Focused on the nurturing the needs and wants of its customers, Westport, CT-based Douglas Cosmetics, the largest cosmetics and fragrance retailer in Europe, is familiar with the sweet smell of success. Since its inception over 35 years ago, Douglas has focused on appealing to the customer’s “heart and mind” by delivering an exceptionally high level of face-to-face customer relationship management at the point of purchase. The company trains its salespeople to be experts in every line so they can help customers find exactly what they need.
The company has several other CRM initiatives, including rewards programs designed to drive customer loyalty, and enhance the one-to-one personalized shopping experience. In some countries as customers purchase products, they earn points that can be redeemed for additional merchandise or a percentage off their next purchase, depending on the country. The selling and processing of gift cards also drives an increasingly large percentage of store sales.
Douglas operates more than 1,200 perfumeries in 23 countries, including over 900 across Europe and 14 in the United States. The stores sell a broad range of high-end brand name perfumes and cosmetics, including Clinique, Chanel, Dior, Estée Lauder, Giorgio Armani, and Lancôme.
Advertisement
Douglas delivers these customer services through the recent deployment of store point-of-sale (POS) systems running the Windows Embedded for Point of Service operating system (OS). “
Douglas has partnered for several years with Wincor Nixdorf, a Windows Embedded community partner with specific expertise in Windows Embedded for Point of Service. Douglas’ in-house IT knowledge of the Microsoft Windows ecosystem complements the Wincor Nixdorf expertise. “Most importantly, we now can provide all the processes, such as online connections, that we need to satisfy the customer, ” said Alexander Rack, head of IT Infrastructure at Douglas.
In mid-2008, Douglas decided to migrate to Windows Embedded POSReady 2009 and joined Microsoft’s Technical Adoption Program (TAP) at the recommendation of Wincor Nixdorf. “It was wonderful to have direct contact with Microsoft technical support, product development, and business representatives, and it helped us move the pilot project along very quickly,” stated Rack.
Delivering Optimal Customer Service
The Windows Embedded POSReady 2009 system supports a corporate focus on delivering exceptional customer service with state-of-the-art information technology. These benefits to the customer help drive their loyalty and further anchor the brand.
With POSReady, Douglas IT staffers can add and remove OS components post-deployment to enable new features and applications that provide more information to help beauty advisors, which optimizes their service deliverability.

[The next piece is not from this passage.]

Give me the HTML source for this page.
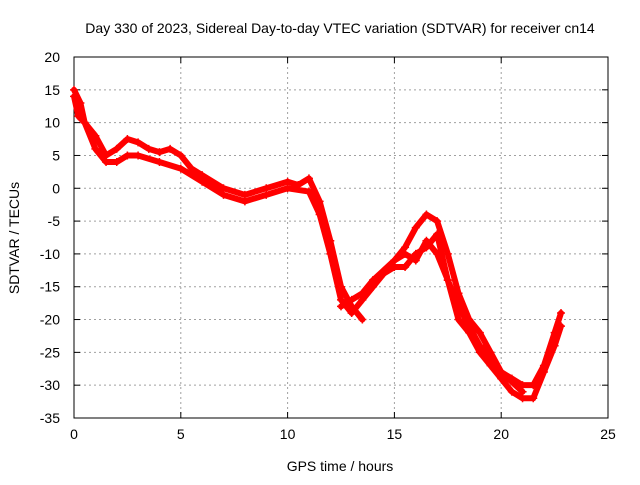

“With the information we have about a customer, such as past purchasing habits and membership in loyalty reward programs, we can service them better and achieve higher profitability at the same time,” said Rack. “For example, if a beauty advisor sees on the POS system that a customer is only a few points away from the next reward level, they can use that information to encourage the customer to make an additional purchase.”
Douglas also finds that the POS system interface helps salespeople deliver better service to customers. Windows Embedded POSReady 2009 supports a convenient touch-screen keyboard user interface, which it is designed to make training new personnel easier and enable beauty advisors to see customer information more easily and faster at the moment of service.
Windows Embedded POSReady 2009 also features a streamlined multi-language support process, allowing Douglas beauty advisors to serve more customers in their native language, as Douglas operates stores in 23 countries around the world.
“Windows Embedded provides us with an extensible software platform for meeting present and future business needs,” said Rack. “We anticipate deploying POS systems with USB flash drives over the next few years based on our confidence that POSReady 2009 will support flash and other popular data storage technologies. With fewer moving hardware parts, we hope to achieve high levels of reliability and longer system lifecycles.”